**Given exercise**
Repeat every line, exactly, from the very first through the one where "W, H = 425, 485" appears. Add nothing else.

________

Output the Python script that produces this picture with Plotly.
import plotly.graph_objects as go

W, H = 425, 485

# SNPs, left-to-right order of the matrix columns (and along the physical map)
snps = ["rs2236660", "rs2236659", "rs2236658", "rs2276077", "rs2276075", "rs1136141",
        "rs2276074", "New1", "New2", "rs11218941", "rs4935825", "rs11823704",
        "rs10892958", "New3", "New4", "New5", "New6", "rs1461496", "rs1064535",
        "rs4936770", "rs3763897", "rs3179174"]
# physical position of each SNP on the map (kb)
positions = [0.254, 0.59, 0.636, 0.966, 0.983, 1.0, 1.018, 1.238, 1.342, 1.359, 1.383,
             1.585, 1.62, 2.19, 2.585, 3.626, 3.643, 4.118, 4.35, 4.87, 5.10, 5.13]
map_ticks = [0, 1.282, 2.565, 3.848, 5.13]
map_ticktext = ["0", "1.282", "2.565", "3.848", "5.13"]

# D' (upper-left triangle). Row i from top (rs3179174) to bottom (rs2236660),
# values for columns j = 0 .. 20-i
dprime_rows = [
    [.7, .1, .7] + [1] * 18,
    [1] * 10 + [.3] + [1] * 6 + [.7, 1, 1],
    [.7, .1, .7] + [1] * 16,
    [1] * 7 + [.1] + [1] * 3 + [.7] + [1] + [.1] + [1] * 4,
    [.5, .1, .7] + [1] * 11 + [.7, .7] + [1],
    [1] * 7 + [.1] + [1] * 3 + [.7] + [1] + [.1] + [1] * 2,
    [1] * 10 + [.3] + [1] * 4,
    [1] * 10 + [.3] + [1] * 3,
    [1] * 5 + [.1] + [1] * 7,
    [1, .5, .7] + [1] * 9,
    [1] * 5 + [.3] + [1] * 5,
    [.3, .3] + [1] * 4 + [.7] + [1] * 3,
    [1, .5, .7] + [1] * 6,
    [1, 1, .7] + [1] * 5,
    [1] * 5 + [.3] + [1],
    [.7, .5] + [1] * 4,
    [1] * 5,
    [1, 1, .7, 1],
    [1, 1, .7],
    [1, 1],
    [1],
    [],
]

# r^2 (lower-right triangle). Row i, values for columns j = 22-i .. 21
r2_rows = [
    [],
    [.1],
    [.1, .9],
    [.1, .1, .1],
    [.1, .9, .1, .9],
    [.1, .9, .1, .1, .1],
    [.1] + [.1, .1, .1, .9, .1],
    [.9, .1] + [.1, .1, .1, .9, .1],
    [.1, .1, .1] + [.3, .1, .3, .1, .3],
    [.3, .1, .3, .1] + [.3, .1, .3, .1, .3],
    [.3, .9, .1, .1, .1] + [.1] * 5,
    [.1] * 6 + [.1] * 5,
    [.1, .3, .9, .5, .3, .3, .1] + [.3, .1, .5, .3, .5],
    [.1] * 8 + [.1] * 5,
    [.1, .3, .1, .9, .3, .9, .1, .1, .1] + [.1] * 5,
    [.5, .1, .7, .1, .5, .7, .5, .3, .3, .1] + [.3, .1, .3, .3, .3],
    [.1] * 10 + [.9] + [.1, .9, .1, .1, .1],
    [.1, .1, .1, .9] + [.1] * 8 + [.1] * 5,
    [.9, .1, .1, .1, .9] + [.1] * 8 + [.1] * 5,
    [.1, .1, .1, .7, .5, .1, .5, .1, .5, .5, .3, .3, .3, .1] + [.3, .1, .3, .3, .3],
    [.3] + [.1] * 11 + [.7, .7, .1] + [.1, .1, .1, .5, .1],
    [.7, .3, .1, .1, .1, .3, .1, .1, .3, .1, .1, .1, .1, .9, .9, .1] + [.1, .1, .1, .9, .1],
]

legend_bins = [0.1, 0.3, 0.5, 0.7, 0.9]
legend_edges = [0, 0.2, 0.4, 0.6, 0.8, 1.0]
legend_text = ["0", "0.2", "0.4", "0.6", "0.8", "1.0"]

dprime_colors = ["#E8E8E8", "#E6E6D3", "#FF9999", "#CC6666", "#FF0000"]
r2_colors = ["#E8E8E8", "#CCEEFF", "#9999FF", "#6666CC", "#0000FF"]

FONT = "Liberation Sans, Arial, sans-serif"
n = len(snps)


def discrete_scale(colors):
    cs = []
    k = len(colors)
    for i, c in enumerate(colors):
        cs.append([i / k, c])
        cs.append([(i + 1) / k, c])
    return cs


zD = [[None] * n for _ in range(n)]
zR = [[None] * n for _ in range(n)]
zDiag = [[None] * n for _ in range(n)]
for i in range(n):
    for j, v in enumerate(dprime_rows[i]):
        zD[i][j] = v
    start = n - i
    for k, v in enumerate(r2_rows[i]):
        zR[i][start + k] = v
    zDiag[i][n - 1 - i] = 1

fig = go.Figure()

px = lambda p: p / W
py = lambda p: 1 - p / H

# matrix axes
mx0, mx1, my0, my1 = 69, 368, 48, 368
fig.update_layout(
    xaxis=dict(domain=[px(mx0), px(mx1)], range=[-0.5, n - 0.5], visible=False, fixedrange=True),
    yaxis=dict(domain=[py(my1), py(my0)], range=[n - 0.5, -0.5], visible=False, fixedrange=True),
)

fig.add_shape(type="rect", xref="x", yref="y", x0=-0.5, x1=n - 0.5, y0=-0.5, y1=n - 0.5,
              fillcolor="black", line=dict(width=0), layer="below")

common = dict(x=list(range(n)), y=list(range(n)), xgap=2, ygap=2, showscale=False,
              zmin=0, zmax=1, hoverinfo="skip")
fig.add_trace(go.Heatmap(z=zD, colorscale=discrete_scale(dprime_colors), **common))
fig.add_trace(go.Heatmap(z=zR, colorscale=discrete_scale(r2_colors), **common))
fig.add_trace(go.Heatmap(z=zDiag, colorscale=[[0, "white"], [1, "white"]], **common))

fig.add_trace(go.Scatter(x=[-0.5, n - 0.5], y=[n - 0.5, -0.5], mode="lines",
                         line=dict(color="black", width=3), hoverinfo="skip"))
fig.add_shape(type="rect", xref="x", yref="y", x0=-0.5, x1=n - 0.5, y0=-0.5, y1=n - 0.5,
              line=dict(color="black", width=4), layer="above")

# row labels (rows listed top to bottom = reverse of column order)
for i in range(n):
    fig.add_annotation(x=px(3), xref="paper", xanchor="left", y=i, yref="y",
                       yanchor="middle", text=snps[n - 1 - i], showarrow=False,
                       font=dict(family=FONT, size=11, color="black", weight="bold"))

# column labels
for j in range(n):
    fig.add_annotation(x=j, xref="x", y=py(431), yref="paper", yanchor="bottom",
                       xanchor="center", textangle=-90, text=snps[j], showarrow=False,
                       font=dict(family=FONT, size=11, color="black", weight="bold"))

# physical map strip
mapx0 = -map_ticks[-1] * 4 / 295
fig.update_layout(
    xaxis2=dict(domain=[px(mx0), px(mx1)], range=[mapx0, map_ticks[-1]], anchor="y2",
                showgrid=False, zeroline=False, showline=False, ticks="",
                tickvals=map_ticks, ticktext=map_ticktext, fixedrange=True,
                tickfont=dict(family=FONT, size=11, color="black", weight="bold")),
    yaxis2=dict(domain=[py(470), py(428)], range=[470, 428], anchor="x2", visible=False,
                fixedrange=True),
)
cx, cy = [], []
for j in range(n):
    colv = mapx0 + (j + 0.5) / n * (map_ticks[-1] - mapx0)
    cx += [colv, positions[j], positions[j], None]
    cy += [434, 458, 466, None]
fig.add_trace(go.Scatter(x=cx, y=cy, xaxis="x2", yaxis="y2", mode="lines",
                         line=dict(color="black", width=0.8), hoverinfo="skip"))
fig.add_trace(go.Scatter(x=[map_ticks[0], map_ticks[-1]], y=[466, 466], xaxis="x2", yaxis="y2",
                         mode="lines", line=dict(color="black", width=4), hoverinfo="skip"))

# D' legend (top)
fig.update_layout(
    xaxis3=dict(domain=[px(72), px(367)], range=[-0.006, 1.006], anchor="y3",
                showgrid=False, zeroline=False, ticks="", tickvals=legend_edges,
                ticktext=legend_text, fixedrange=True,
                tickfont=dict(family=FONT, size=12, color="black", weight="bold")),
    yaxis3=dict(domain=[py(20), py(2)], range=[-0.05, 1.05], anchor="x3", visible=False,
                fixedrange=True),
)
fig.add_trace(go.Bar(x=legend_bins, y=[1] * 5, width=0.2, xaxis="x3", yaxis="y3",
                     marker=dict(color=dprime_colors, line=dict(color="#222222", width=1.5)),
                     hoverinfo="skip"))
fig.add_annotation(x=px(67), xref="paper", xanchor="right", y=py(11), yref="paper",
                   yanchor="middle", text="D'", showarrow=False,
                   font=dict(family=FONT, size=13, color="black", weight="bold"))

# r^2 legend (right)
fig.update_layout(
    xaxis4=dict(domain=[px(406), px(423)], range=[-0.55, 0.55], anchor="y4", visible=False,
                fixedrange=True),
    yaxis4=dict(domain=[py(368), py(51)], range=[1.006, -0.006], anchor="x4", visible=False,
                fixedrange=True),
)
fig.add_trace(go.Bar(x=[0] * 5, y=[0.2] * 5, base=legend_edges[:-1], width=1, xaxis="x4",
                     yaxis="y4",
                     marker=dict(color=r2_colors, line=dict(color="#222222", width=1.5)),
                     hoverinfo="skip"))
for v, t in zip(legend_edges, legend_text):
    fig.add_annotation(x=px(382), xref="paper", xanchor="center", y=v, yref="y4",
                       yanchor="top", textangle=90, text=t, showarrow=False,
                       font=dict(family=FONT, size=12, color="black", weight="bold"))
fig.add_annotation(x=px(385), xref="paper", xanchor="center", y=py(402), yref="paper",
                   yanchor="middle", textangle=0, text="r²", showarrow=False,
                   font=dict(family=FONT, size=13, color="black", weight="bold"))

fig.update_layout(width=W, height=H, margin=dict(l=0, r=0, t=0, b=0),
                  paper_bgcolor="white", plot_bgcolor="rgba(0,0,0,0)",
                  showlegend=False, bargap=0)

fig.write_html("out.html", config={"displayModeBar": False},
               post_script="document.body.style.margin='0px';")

________

**Right answer**
Output the Python script that produces this picture with Plotly.
import plotly.graph_objects as go

W, H = 425, 485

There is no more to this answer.